The Quakers are sending assistant coach Lisa Sweeney of the softball team to take a head coaching position at Princeton, while taking a former head basketball coach on as an assistant, Jason Polykoff of the Friends’ Central School.

Sweeney spent one year coaching at her alma mater, Lehigh, before spending two seasons as an assistant and pitching coach at Penn. In her second season, she worked with unanimous All-Ivy selection and Rookie of the Year Alexis Borden, who helped to lead the Red and Blue to a record-breaking season.

The 2012 squad posted a 33-17 record (15-5 Ivy) and won the South Division for the first time since 2007. The Quakers scored 213 runs over 50 games, which was the highest rate among any team in the Ivy League. Penn also led the league in on-base percentage and finished second in batting average. Due in large part to Borden’s success, the Quakers also had the second-best team earned run average (2.28), second only to league winner Harvard (1.84).

In her college career, Sweeney was one of the most successful pitchers in Patriot League history. To date no one in league history has won (104), shut out (31), pitched in (141), started (112) or finished (91) more games than she has. Sweeney also holds the league record for strikeouts in a career with 928.

Polykoff, by contrast, will be transitioning from having a head coaching role at a local high school to an assistant position at the Division-1 level. Polykoff was brought on to replace former assistant Mike Martin, who was recently named head coach at Brown.

Polykoff spent five seasons as the head coach at Friends’ Central, a local Pennsylvania school, where he went 113-28 in that time and 22-5 in the 2011-12 season. He led the Phoenix to two Friends Schools League championships (2010 and 2011). He also earned four consecutive Pennsylvania Independent Schools Tournament titles from 2009-12. The squad’s top player, Amile Jefferson, committed to play at Duke last month.

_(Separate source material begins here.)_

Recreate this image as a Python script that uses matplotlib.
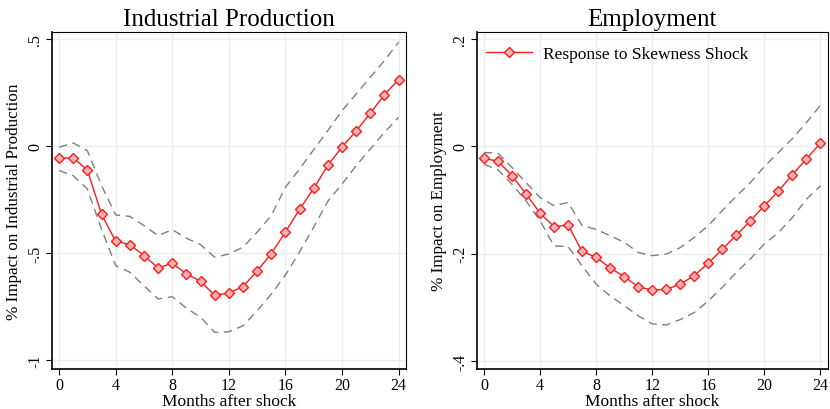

“Having an opportunity to coach at Penn was essentially a dream come true,” Polykoff said in a press conference. “If you combine the history of Penn basketball, with the Big 5 and the Palestra, it was too good of a situation to pass up. Also to have the opportunity to work with coaches Jerome Allen and Dan Leibovitz, two great coaches and even better people, I knew I was going to learn a lot and advance as a coach.”

Polykoff was acquainted with Allen before his appointment as new assistant, as two of Allen’s children attend Friends’ Central. He coached Allen’s son, Jerome, a 6-foot-2 sophomore forward for the Phoenix, and Allen’s daughter Taylor was in one of Polykoff’s math classes.